How Did Converse Become Popular? A Brief History of The Iconic Sneaker
If you have even a vague interest in dressing yourself, chances are you've had at least one pair of Converse Chuck Taylors in your life. After all, the shoe suits all styles: Despite their obvious differences in appearance and taste, celebrities like Wiz Khalifa, Mila Kunis, Blake Lively, and Kurt Cobain are all fans of the quintessential sneaker. But how did Converse become the fashion icon they are today? All Stars are actually a century old, and have an extensive history to match.
The original Converse company was set up in Malden, Massachusetts in 1908 by Marquis Mills Converse, who called his new venture the Converse Rubber Shoe company. The company's first several years were profitable enough to keep the brand running, but it was the transition to producing basketball sneakers in 1917 that really shifted Converse from a simple rubber shoe to the cultural icon it is today. The kicks were given the name "Converse All Stars" as a nod to their athletic design.
When basketball Hall of Fame alum Chuck Taylor lent his name and signature to the trainers in 1921, they became the basketball shoe. Basketball's inclusion in the 1936 Olympics only meant more publicity for the now-popular Converse All Stars, made all the more compelling by American's win against Canada.
1950s: Chucks Rebel
Chucks made the leap from athletic wear to alt fashion in the 1950s, when the classic black and white version became part of the youth rocker uniform. Rebel without a cause James Dean cemented their iconoclastic status when he appeared in several photographs wearing his Jack Purcell Converse kicks. Though historically associated with athleticism, Chucks began moving out of the realm of sports and into the realm of chillin'. In the succinct words of Ice Cube:
It's crazy to think that them basketball cats played in Chuck Taylors. I got Chucks in my suitcase right now, but that shit gives you flat feet.
1970s: THE ONE STAR
The shoes went through a series of design and marketing incarnations through the following years, but in the 1970s, Converse introduced the One Star, a precursor to the classic design we know today. The One Star featured a streamlined suede design with a star accent on the side, and quickly became the brand's other bestseller.
The Ramones were famously reputed to favor the sneakers for work and play, but in reality, the band initially wore PRO-Keds and later transitioned to Chucks. Drummer Tommy Ramone stated that though he favored the shoe, he was unclear on who Chuck Taylor actually was:
He was maybe a basketball coach or something. I don't know. He made cheap shoes.
1980s AND 90s: Grunge EXPLOSION
The 1980s became yet another crucial decade for Converse, starting in 1984 when the company was named an official sponsor of the Los Angeles Olympics. Despite Ice Cube's assertion that the shoes weren't ergonomic, the U.S. walked away with a gold medal in basketball wearing the shoes.

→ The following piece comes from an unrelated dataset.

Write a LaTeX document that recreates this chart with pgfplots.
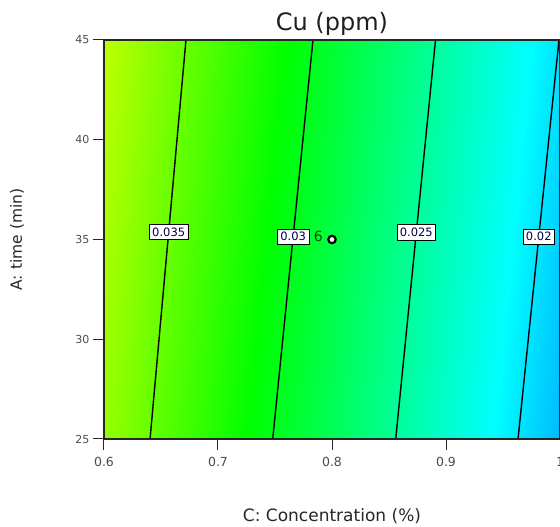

But when we think of Chucks, it's not their basketball legacy that springs to mind — it's the counterculture icons who wore them in the 1980s and 1990s. Chucks became the shoe of choice for rockers and rebels in the mid-'80s, spurred on by unofficial endorsement by bands from Guns N' Roses to Pearl Jam's Eddie Vedder.
Grunge stars Kurt Cobain and Winona Ryder rocked All Stars into the '90s — the dirtier, the better. The look was later borrowed by Green Day and the All American Rejects, cementing the shoes as a mass market staple. By the end of 1997, the company reported it had produced 550 million pairs over the course of just a single year.
But by 2001, rumors that the company was actually financially failing prompted a mass hysteria and public display of devotion to Converse. The company's financial woes were no mere gossip, and in 2003 Nike purchased the floundering Converse company. Though die-hard Converse fans may have scoffed at the company's decision to sell out to a more mainstream corporation, the settlement ultimately salvaged the company and resulted in countless innovative reincarnations of the famous shoe in the decade since.
These days, Converse seems to be in fine shape. In September 2013, Bloomberg Businessweek reported that "sales of the vintage Converse brand increased 16 percent, to $494 million, in the recent quarter, while earnings before interest and taxes jumped 36 percent," putting Chucks before Nike's own innovations in terms of profitability. Converse has hopped aboard the designer collaboration train in a big way, and this year alone, we can look forward to a Black Sabbath x Nike collaboration, as well as a Simpsons-themed collection.
If we had to guess, we'd wager Chucks will never go out of style.